Walking into his first wrestling practice at eight years old, Pixley was sold a bill of goods about the sport as a whole. Under the impression he was training to become the next star of the WWE, the Illinois-native was shocked to find himself in a world where pins and slams came with much more resistance than he and his uncle were used to seeing.

“My uncle got me into watching WWE and then I saw a flyer that said wrestling,” Pixley laughed. “I thought I was going to be doing RKOs and 619s and next thing I know I show up to practice and we’re doing Army crawls and duck walks and all that stuff and I was like, ‘man, this is not what I thought it was.’”

Feeling more confused than lied to about “real” wrestling, Pixley’s attention span price tag came pretty cheap because once his dad picked him up the next day with a new pair of Asics wrestling shoes, he was off to the races.

Pixley would all but forget about his WWE plans and go on to become one of the most head-turning high school wrestlers in the country, winning not one, but two, Fargo National titles.

While coaching wrestling after high school, he would find himself giving the gentle art another try after seeing a student looking like he’d met his match on the mat.

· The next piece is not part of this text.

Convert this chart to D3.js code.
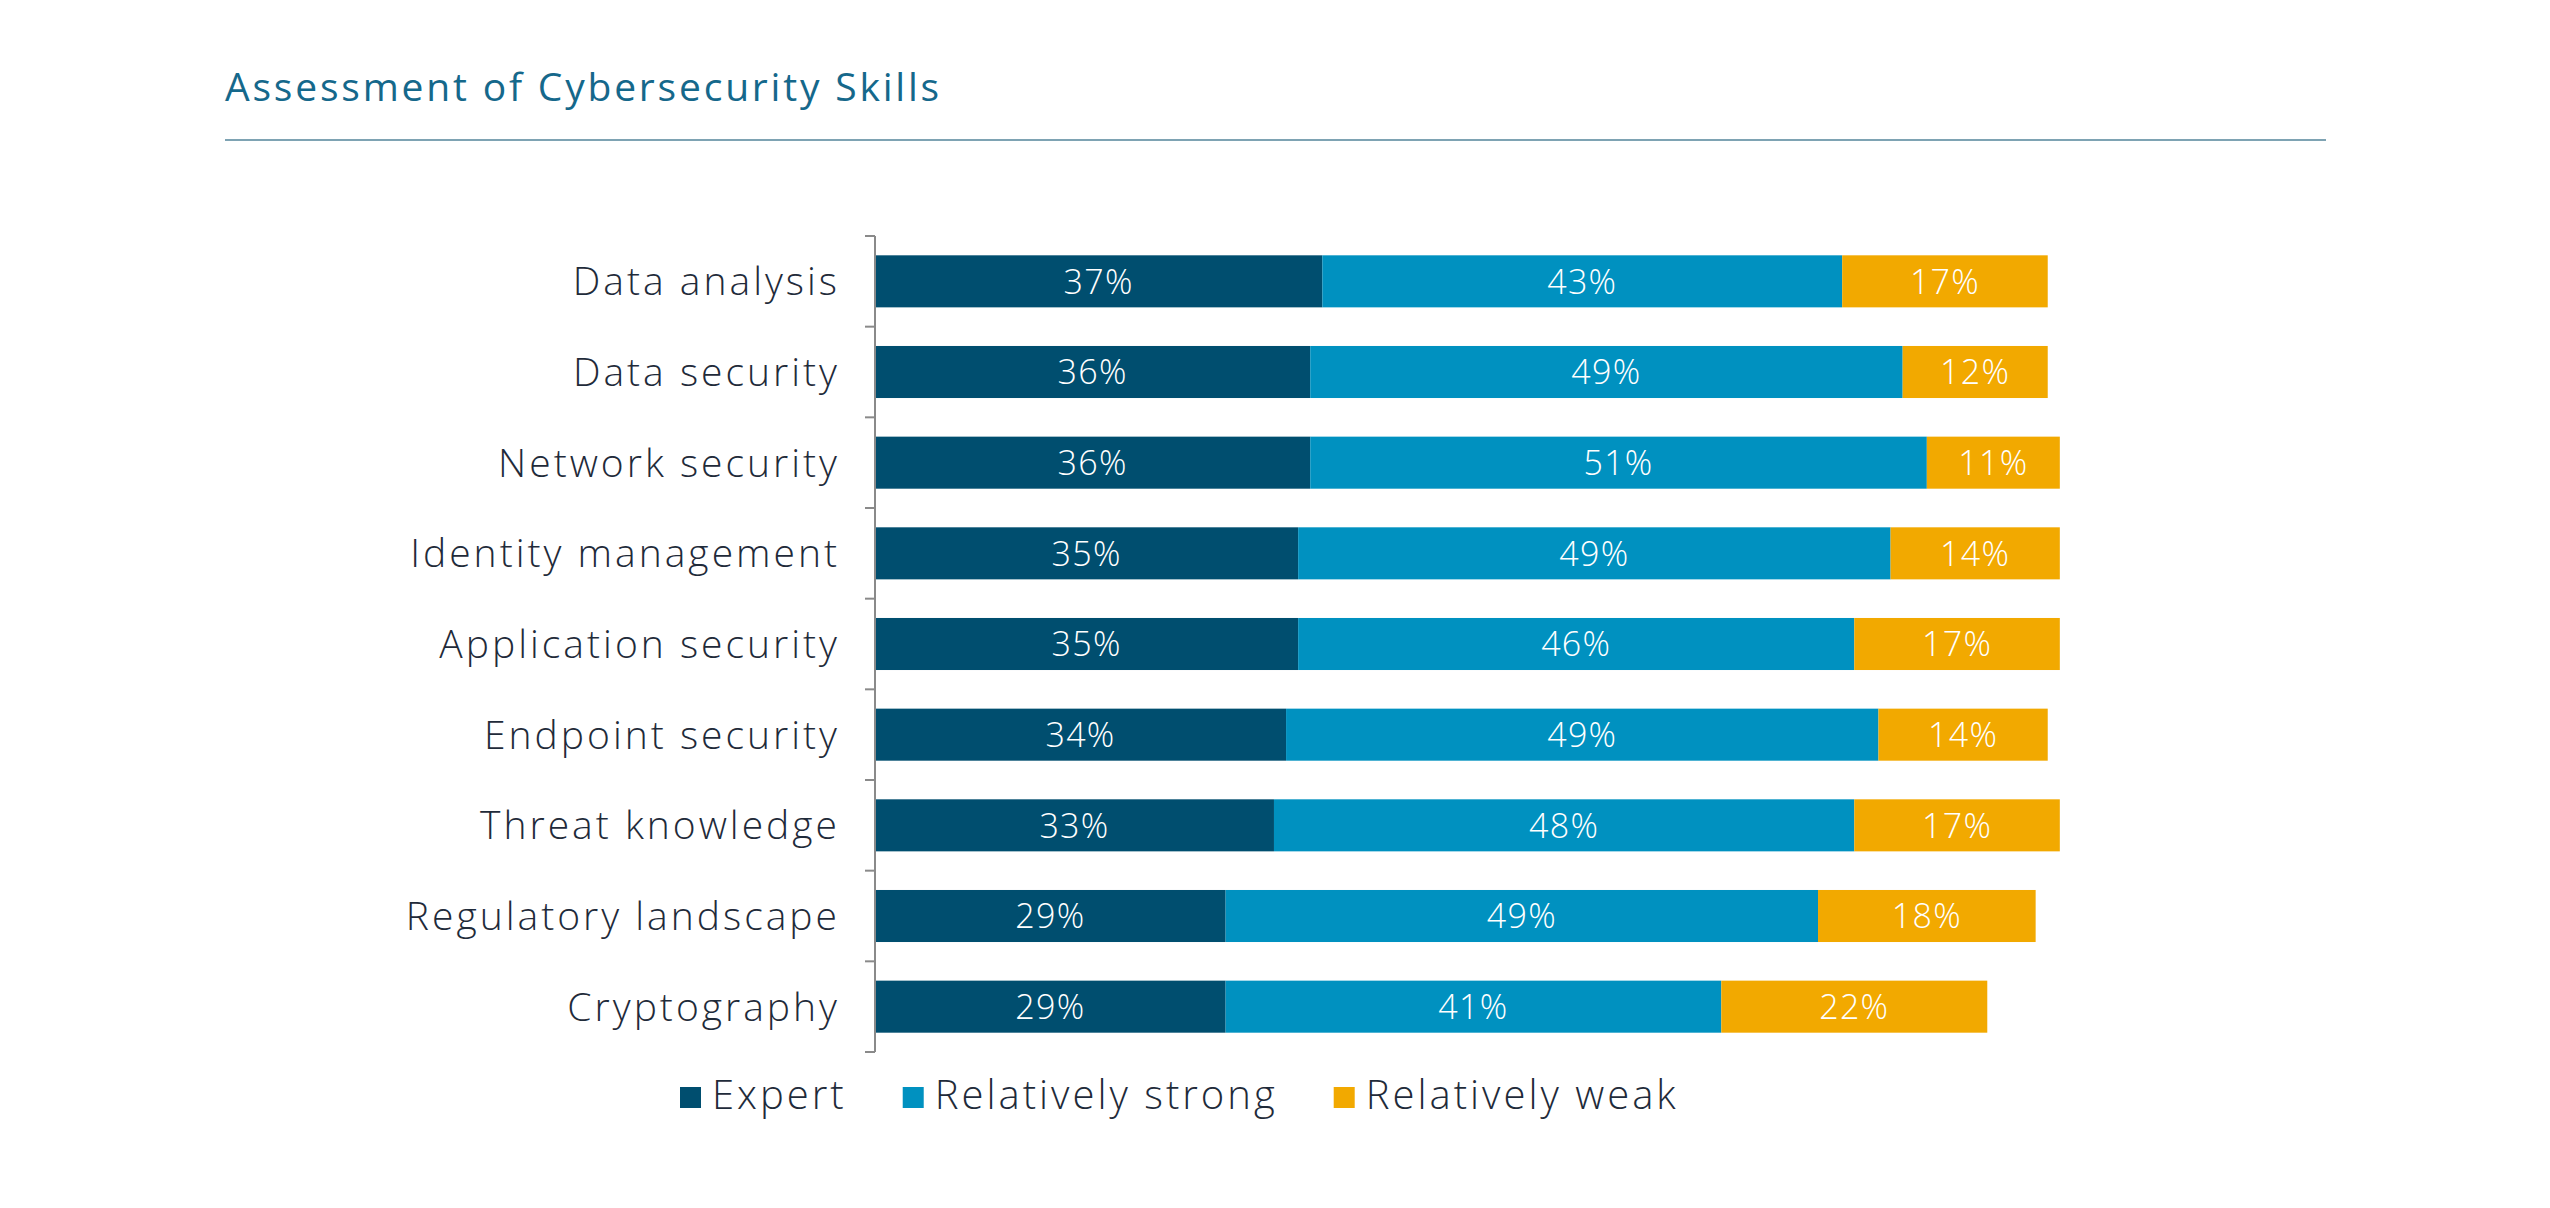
<!DOCTYPE html>
<html>
<head>
<meta charset="utf-8">
<script src="https://cdn.jsdelivr.net/npm/d3@7.9.0/dist/d3.min.js"></script>
<style>
  html, body { margin: 0; padding: 0; background: #fff; }
  svg { display: block; font-family: "Open Sans", Lato, sans-serif; }
</style>
</head>
<body>
<svg id="chart" width="2550" height="1208"></svg>
<script>
const title = 'Assessment of Cybersecurity Skills';

const categories = [
  'Data analysis',
  'Data security',
  'Network security',
  'Identity management',
  'Application security',
  'Endpoint security',
  'Threat knowledge',
  'Regulatory landscape',
  'Cryptography'
];

const seriesNames = ['Expert', 'Relatively strong', 'Relatively weak'];
const expert = [37, 36, 36, 35, 35, 34, 33, 29, 29];
const strong = [43, 49, 51, 49, 46, 49, 48, 49, 41];
const weak = [17, 12, 11, 14, 17, 14, 17, 18, 22];

const colors = ['#004e6f', '#0091c0', '#f2a900'];

let rows = categories.map((c, i) => ({
  category: c,
  'Expert': expert[i],
  'Relatively strong': strong[i],
  'Relatively weak': weak[i]
}));

let svg = d3.select('#chart');

// title and rule
svg.append('text')
  .attr('x', 225)
  .attr('y', 101)
  .attr('fill', '#15688b')
  .attr('font-size', 39)
  .attr('letter-spacing', 2.8)
  .text(title);

svg.append('line')
  .attr('x1', 225).attr('x2', 2326)
  .attr('y1', 140).attr('y2', 140)
  .attr('stroke', '#7ea3b3')
  .attr('stroke-width', 2);

let x = d3.scaleLinear().domain([0, 100]).range([875, 2084]);

let y = d3.scaleBand()
  .domain(categories)
  .range([236, 1052])
  .paddingInner(0.426)
  .paddingOuter(0.213);

let stack = d3.stack().keys(seriesNames);
let stacked = stack(rows);

let layers = svg.append('g')
  .selectAll('g')
  .data(stacked)
  .join('g')
  .attr('fill', (d, i) => colors[i]);

layers.selectAll('rect')
  .data(d => d)
  .join('rect')
  .attr('x', d => x(d[0]))
  .attr('width', d => x(d[1]) - x(d[0]))
  .attr('y', d => y(d.data.category))
  .attr('height', y.bandwidth());

layers.selectAll('text')
  .data(d => d.map(v => ({ v, key: d.key })))
  .join('text')
  .attr('x', d => (x(d.v[0]) + x(d.v[1])) / 2)
  .attr('y', d => y(d.v.data.category) + y.bandwidth() / 2)
  .attr('dy', '0.36em')
  .attr('text-anchor', 'middle')
  .attr('fill', '#fff')
  .attr('font-size', 34)
  .attr('font-weight', 300)
  .attr('letter-spacing', 1.3)
  .text(d => d.v.data[d.key] + '%');

// y axis: line with ticks at band boundaries
let axis = svg.append('g')
  .attr('stroke', '#8a8a8a')
  .attr('stroke-width', 2);

axis.append('line')
  .attr('x1', x(0)).attr('x2', x(0))
  .attr('y1', y.range()[0]).attr('y2', y.range()[1]);

let bounds = categories.map(c => y(c) - y.step() * y.paddingInner() / 2);
bounds.push(y.range()[1]);

axis.selectAll('.tick')
  .data(bounds)
  .join('line')
  .attr('x1', x(0) - 10).attr('x2', x(0))
  .attr('y1', d => d).attr('y2', d => d);

svg.append('g')
  .selectAll('text')
  .data(categories)
  .join('text')
  .attr('x', 840)
  .attr('y', d => y(d) + y.bandwidth() / 2)
  .attr('dy', '0.36em')
  .attr('text-anchor', 'end')
  .attr('fill', '#1f2b3a')
  .attr('font-size', 39)
  .attr('font-weight', 300)
  .attr('letter-spacing', 3)
  .text(d => d);

// legend
let legend = svg.append('g');
let lx = 680;
seriesNames.forEach((name, i) => {
  legend.append('rect')
    .attr('x', lx).attr('y', 1087)
    .attr('width', 21).attr('height', 21)
    .attr('fill', colors[i]);
  let t = legend.append('text')
    .attr('x', lx + 32)
    .attr('y', 1109)
    .attr('fill', '#1f2b3a')
    .attr('font-size', 40)
    .attr('font-weight', 300)
    .attr('letter-spacing', 3)
    .text(name);
  lx += 32 + t.node().getComputedTextLength() + 56;
});
</script>
</body>
</html>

This whole grappling thing didn’t appear to be the same as his effortless trip to Tyron Woodley’s gym only a couple years before.

“Two years after high school I was coaching a class and one of the kids in the class had a black eye and I was like, ‘hey, did you get in a fight?’ and he was like, ‘no, I’ve been going to Pedigo,” Pixley said. “It’s this gym full of world champions, you should go.’ He must’ve said it too close to my phone because I went home and all the Daisy Fresh videos popped up. I went the next day and pretty much got jumped in like a gang, but I started commuting like an hour-and-a-half every day. I was obsessed.”

After making the commute for a couple months, Pixley was so drawn in that he dropped it all and moved to Mt. Vernon, Illinois, to be closer to the gym. In the first year of training, he would win a blue belt world championship.

Three years later, Pixley shot himself to superstardom by submitting Nicholas Meregali at the ADCC tournament.

Despite not taking home ADCC gold, Pixley put the whole world on notice with the same swagger as Nate Diaz. A lot of people may have been shocked, but nobody in Mt. Vernon, Illinois.

“I think it was a shock to everyone else who doesn’t know me and hasn’t trained with me,” Pixley said. “All my people knew I was capable of beating anybody in the world. Yeah, it was cool, all the publicity I’m getting and all the people following me and my following going up and all the big matches I’m getting offered, but I knew I was able to beat anybody in the world on any given day.”

Michael Pixley went from wanting to be the next Stone Cold Steve Austin to wanting to be the next John Smith to wanting to blaze his own trail, and the next step comes in the FIGHT PASS Invitational 8 main event against Nicky Rodriguez.

With similar styles clashing and a dog-like will to win in both competitors, FPI 8 is, without a doubt, cementing the next face of submission grappling.